— Part of a data file —

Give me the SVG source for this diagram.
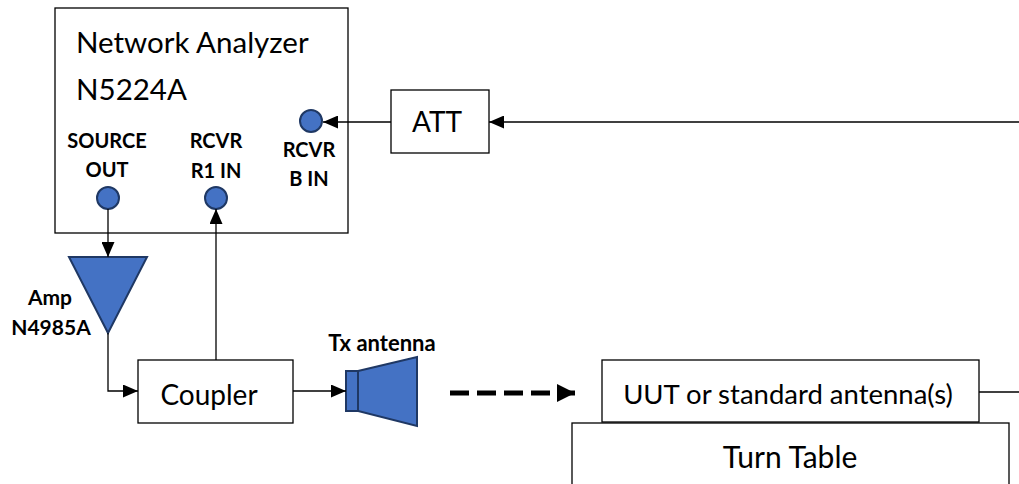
<svg xmlns="http://www.w3.org/2000/svg" width="1019" height="484" viewBox="0 0 1019 484">
<style>
.box{fill:#fff;stroke:#000;stroke-width:1.3}
.ln{fill:none;stroke:#000;stroke-width:1.3}
.port{fill:#4472C4;stroke:#1F3864;stroke-width:2}
.blue{fill:#4472C4;stroke:#1F3864;stroke-width:2;stroke-linejoin:miter}
.t{font-family:Lato,"Liberation Sans",sans-serif;fill:#000}
.big{font-size:29.5px}
.mid{font-size:28px;text-anchor:middle}
.b{font-size:20px;font-weight:bold;text-anchor:middle}
</style>
<defs>
<marker id="ah" markerUnits="userSpaceOnUse" markerWidth="15" markerHeight="13" refX="15" refY="6.5" orient="auto">
<path d="M0,0 L15,6.5 L0,13 z" fill="#000"/>
</marker>
<marker id="ahb" markerUnits="userSpaceOnUse" markerWidth="18" markerHeight="18" refX="18" refY="9" orient="auto">
<path d="M0,0 L18,9 L0,18 z" fill="#000"/>
</marker>
</defs>
<rect width="1019" height="484" fill="#fff"/>
<g id="network-analyzer">
<rect class="box" x="55" y="8" width="293" height="225"/>
<text class="t big" x="76" y="53">Network Analyzer</text>
<text class="t big" x="76" y="100">N5224A</text>
<text class="t b" x="107" y="148">SOURCE</text>
<text class="t b" x="107" y="177">OUT</text>
<text class="t b" x="216" y="148">RCVR</text>
<text class="t b" x="216" y="178">R1 IN</text>
<text class="t b" x="309" y="157">RCVR</text>
<text class="t b" x="309" y="186">B IN</text>
<circle class="port" cx="108" cy="198" r="11"/>
<circle class="port" cx="216" cy="198" r="11"/>
<circle class="port" cx="311" cy="121" r="11"/>
</g>
<g id="att">
<rect class="box" x="391" y="90" width="98" height="63"/>
<text class="t mid" x="437" y="132">ATT</text>
</g>
<g id="amp">
<polygon class="blue" points="69,257 147,257 108,333"/>
<text class="t b" x="50" y="305" style="font-size:21px">Amp</text>
<text class="t b" x="51" y="335" style="font-size:21px">N4985A</text>
</g>
<g id="coupler">
<rect class="box" x="138" y="360" width="155" height="63"/>
<text class="t mid" x="209" y="405">Coupler</text>
</g>
<g id="tx-antenna">
<polygon class="blue" points="358,371 417,357 417,426 358,411"/>
<rect class="blue" x="346" y="371" width="12" height="40"/>
<text class="t b" x="382" y="351" style="font-size:22px">Tx antenna</text>
</g>
<g id="uut">
<rect class="box" x="602" y="360" width="377" height="62"/>
<text class="t mid" x="788" y="404" style="font-size:27.5px">UUT or standard antenna(s)</text>
</g>
<g id="turn-table">
<rect class="box" x="572" y="423" width="437" height="70"/>
<text class="t mid" x="790" y="468" style="font-size:30px">Turn Table</text>
</g>
<g id="connectors">
<line class="ln" x1="1019" y1="122" x2="489" y2="122" marker-end="url(#ah)"/>
<line class="ln" x1="391" y1="122" x2="323" y2="122" marker-end="url(#ah)"/>
<line class="ln" x1="108" y1="209" x2="108" y2="257" marker-end="url(#ah)"/>
<polyline class="ln" points="108,333 108,391 138,391" marker-end="url(#ah)"/>
<line class="ln" x1="216" y1="360" x2="216" y2="209" marker-end="url(#ah)"/>
<line class="ln" x1="293" y1="391" x2="346" y2="391" marker-end="url(#ah)"/>
<line x1="450" y1="393" x2="575" y2="393" stroke="#000" stroke-width="5" stroke-dasharray="19,8" marker-end="url(#ahb)"/>
<line class="ln" x1="979" y1="392" x2="1019" y2="392"/>
</g>
</svg>
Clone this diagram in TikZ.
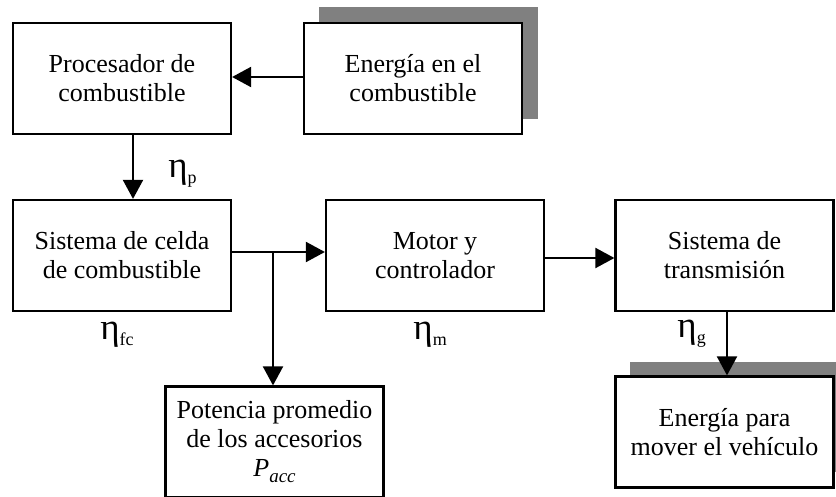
\documentclass[tikz,border=0pt]{standalone}
\usepackage{fontspec}
\setmainfont{Liberation Serif}
\usetikzlibrary{arrows.meta,calc}
\definecolor{shadowgray}{RGB}{128,128,128}
\newcommand\etalab[1]{{\fontsize{18.5}{18.5}\selectfont η}\raisebox{-0.55ex}{\fontsize{9}{9}\selectfont #1}}
\begin{document}
\begin{tikzpicture}[x=0.5pt,y=-0.5pt,
  block/.style={draw, line width=1.1pt, fill=white, minimum width=109pt, minimum height=55.5pt,
    inner sep=0pt, align=center, font=\fontsize{13}{14.5}\selectfont},
  arr/.style={line width=1pt, -{Triangle[length=9.5pt,width=10pt]}},
  lab/.style={inner sep=0pt, anchor=base west}]
\useasboundingbox (0,0) rectangle (836,497);
% shadows
\fill[shadowgray] (319,7) rectangle (538,119);
\fill[shadowgray] (630,362) rectangle (852,472);
% blocks
\node[block] (proc)  at (122,78.5)  {Procesador de\\combustible};
\node[block] (fuel)  at (413,78.5)  {Energía en el\\combustible};
\node[block] (fc)    at (122,255.5) {Sistema de celda\\de combustible};
\node[block] (motor) at (435,255.5) {Motor y\\controlador};
\node[block] (trans) at (724.5,255.5) {Sistema de\\transmisión};
\node[block] (acc)   at (274.5,442) {Potencia promedio\\de los accesorios\\\textit{P}\raisebox{-0.5ex}{\fontsize{9.5}{9.5}\selectfont\itshape acc}};
\node[block] (veh)   at (724.5,432) {Energía para\\mover el vehículo};
% connectors
\draw[arr] (fuel.west |- 0,77) -- (proc.east |- 0,77);
\draw[arr] ([xshift=5.5pt]proc.south) -- ([xshift=5.5pt]fc.north);
\draw[arr] ([yshift=1.75pt]fc.east) -- ([yshift=1.75pt]motor.west);
\coordinate (br) at (273,252);
\draw[arr] (br) -- (acc.north -| br);
\draw[arr] ([yshift=-1.25pt]motor.east) -- ([yshift=-1.25pt]trans.west);
\draw[arr] ([xshift=1.25pt]trans.south) -- ([xshift=1.25pt]veh.north);
% labels
\node[lab] (ep)  at (168,178) {\etalab{p}};
\node[lab] (efc) at (100,340) {\etalab{fc}};
\node[lab] (em)  at (413,340) {\etalab{m}};
\node[lab] (eg)  at (677,338) {\etalab{g}};
\end{tikzpicture}
\end{document}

— WHAT THE TASK ASKS —
Output all of the records exactly as they appear above, but not the pictures.

— COMPLETED EXERCISE —
Give me the SVG source for this diagram.
<svg xmlns="http://www.w3.org/2000/svg" width="1019" height="484" viewBox="0 0 1019 484">
<style>
.box{fill:#fff;stroke:#000;stroke-width:1.3}
.ln{fill:none;stroke:#000;stroke-width:1.3}
.port{fill:#4472C4;stroke:#1F3864;stroke-width:2}
.blue{fill:#4472C4;stroke:#1F3864;stroke-width:2;stroke-linejoin:miter}
.t{font-family:Lato,"Liberation Sans",sans-serif;fill:#000}
.big{font-size:29.5px}
.mid{font-size:28px;text-anchor:middle}
.b{font-size:20px;font-weight:bold;text-anchor:middle}
</style>
<defs>
<marker id="ah" markerUnits="userSpaceOnUse" markerWidth="15" markerHeight="13" refX="15" refY="6.5" orient="auto">
<path d="M0,0 L15,6.5 L0,13 z" fill="#000"/>
</marker>
<marker id="ahb" markerUnits="userSpaceOnUse" markerWidth="18" markerHeight="18" refX="18" refY="9" orient="auto">
<path d="M0,0 L18,9 L0,18 z" fill="#000"/>
</marker>
</defs>
<rect width="1019" height="484" fill="#fff"/>
<g id="network-analyzer">
<rect class="box" x="55" y="8" width="293" height="225"/>
<text class="t big" x="76" y="53">Network Analyzer</text>
<text class="t big" x="76" y="100">N5224A</text>
<text class="t b" x="107" y="148">SOURCE</text>
<text class="t b" x="107" y="177">OUT</text>
<text class="t b" x="216" y="148">RCVR</text>
<text class="t b" x="216" y="178">R1 IN</text>
<text class="t b" x="309" y="157">RCVR</text>
<text class="t b" x="309" y="186">B IN</text>
<circle class="port" cx="108" cy="198" r="11"/>
<circle class="port" cx="216" cy="198" r="11"/>
<circle class="port" cx="311" cy="121" r="11"/>
</g>
<g id="att">
<rect class="box" x="391" y="90" width="98" height="63"/>
<text class="t mid" x="437" y="132">ATT</text>
</g>
<g id="amp">
<polygon class="blue" points="69,257 147,257 108,333"/>
<text class="t b" x="50" y="305" style="font-size:21px">Amp</text>
<text class="t b" x="51" y="335" style="font-size:21px">N4985A</text>
</g>
<g id="coupler">
<rect class="box" x="138" y="360" width="155" height="63"/>
<text class="t mid" x="209" y="405">Coupler</text>
</g>
<g id="tx-antenna">
<polygon class="blue" points="358,371 417,357 417,426 358,411"/>
<rect class="blue" x="346" y="371" width="12" height="40"/>
<text class="t b" x="382" y="351" style="font-size:22px">Tx antenna</text>
</g>
<g id="uut">
<rect class="box" x="602" y="360" width="377" height="62"/>
<text class="t mid" x="788" y="404" style="font-size:27.5px">UUT or standard antenna(s)</text>
</g>
<g id="turn-table">
<rect class="box" x="572" y="423" width="437" height="70"/>
<text class="t mid" x="790" y="468" style="font-size:30px">Turn Table</text>
</g>
<g id="connectors">
<line class="ln" x1="1019" y1="122" x2="489" y2="122" marker-end="url(#ah)"/>
<line class="ln" x1="391" y1="122" x2="323" y2="122" marker-end="url(#ah)"/>
<line class="ln" x1="108" y1="209" x2="108" y2="257" marker-end="url(#ah)"/>
<polyline class="ln" points="108,333 108,391 138,391" marker-end="url(#ah)"/>
<line class="ln" x1="216" y1="360" x2="216" y2="209" marker-end="url(#ah)"/>
<line class="ln" x1="293" y1="391" x2="346" y2="391" marker-end="url(#ah)"/>
<line x1="450" y1="393" x2="575" y2="393" stroke="#000" stroke-width="5" stroke-dasharray="19,8" marker-end="url(#ahb)"/>
<line class="ln" x1="979" y1="392" x2="1019" y2="392"/>
</g>
</svg>
Clone this diagram in TikZ.
\documentclass[tikz,border=0pt]{standalone}
\usepackage{fontspec}
\setmainfont{Liberation Serif}
\usetikzlibrary{arrows.meta,calc}
\definecolor{shadowgray}{RGB}{128,128,128}
\newcommand\etalab[1]{{\fontsize{18.5}{18.5}\selectfont η}\raisebox{-0.55ex}{\fontsize{9}{9}\selectfont #1}}
\begin{document}
\begin{tikzpicture}[x=0.5pt,y=-0.5pt,
  block/.style={draw, line width=1.1pt, fill=white, minimum width=109pt, minimum height=55.5pt,
    inner sep=0pt, align=center, font=\fontsize{13}{14.5}\selectfont},
  arr/.style={line width=1pt, -{Triangle[length=9.5pt,width=10pt]}},
  lab/.style={inner sep=0pt, anchor=base west}]
\useasboundingbox (0,0) rectangle (836,497);
% shadows
\fill[shadowgray] (319,7) rectangle (538,119);
\fill[shadowgray] (630,362) rectangle (852,472);
% blocks
\node[block] (proc)  at (122,78.5)  {Procesador de\\combustible};
\node[block] (fuel)  at (413,78.5)  {Energía en el\\combustible};
\node[block] (fc)    at (122,255.5) {Sistema de celda\\de combustible};
\node[block] (motor) at (435,255.5) {Motor y\\controlador};
\node[block] (trans) at (724.5,255.5) {Sistema de\\transmisión};
\node[block] (acc)   at (274.5,442) {Potencia promedio\\de los accesorios\\\textit{P}\raisebox{-0.5ex}{\fontsize{9.5}{9.5}\selectfont\itshape acc}};
\node[block] (veh)   at (724.5,432) {Energía para\\mover el vehículo};
% connectors
\draw[arr] (fuel.west |- 0,77) -- (proc.east |- 0,77);
\draw[arr] ([xshift=5.5pt]proc.south) -- ([xshift=5.5pt]fc.north);
\draw[arr] ([yshift=1.75pt]fc.east) -- ([yshift=1.75pt]motor.west);
\coordinate (br) at (273,252);
\draw[arr] (br) -- (acc.north -| br);
\draw[arr] ([yshift=-1.25pt]motor.east) -- ([yshift=-1.25pt]trans.west);
\draw[arr] ([xshift=1.25pt]trans.south) -- ([xshift=1.25pt]veh.north);
% labels
\node[lab] (ep)  at (168,178) {\etalab{p}};
\node[lab] (efc) at (100,340) {\etalab{fc}};
\node[lab] (em)  at (413,340) {\etalab{m}};
\node[lab] (eg)  at (677,338) {\etalab{g}};
\end{tikzpicture}
\end{document}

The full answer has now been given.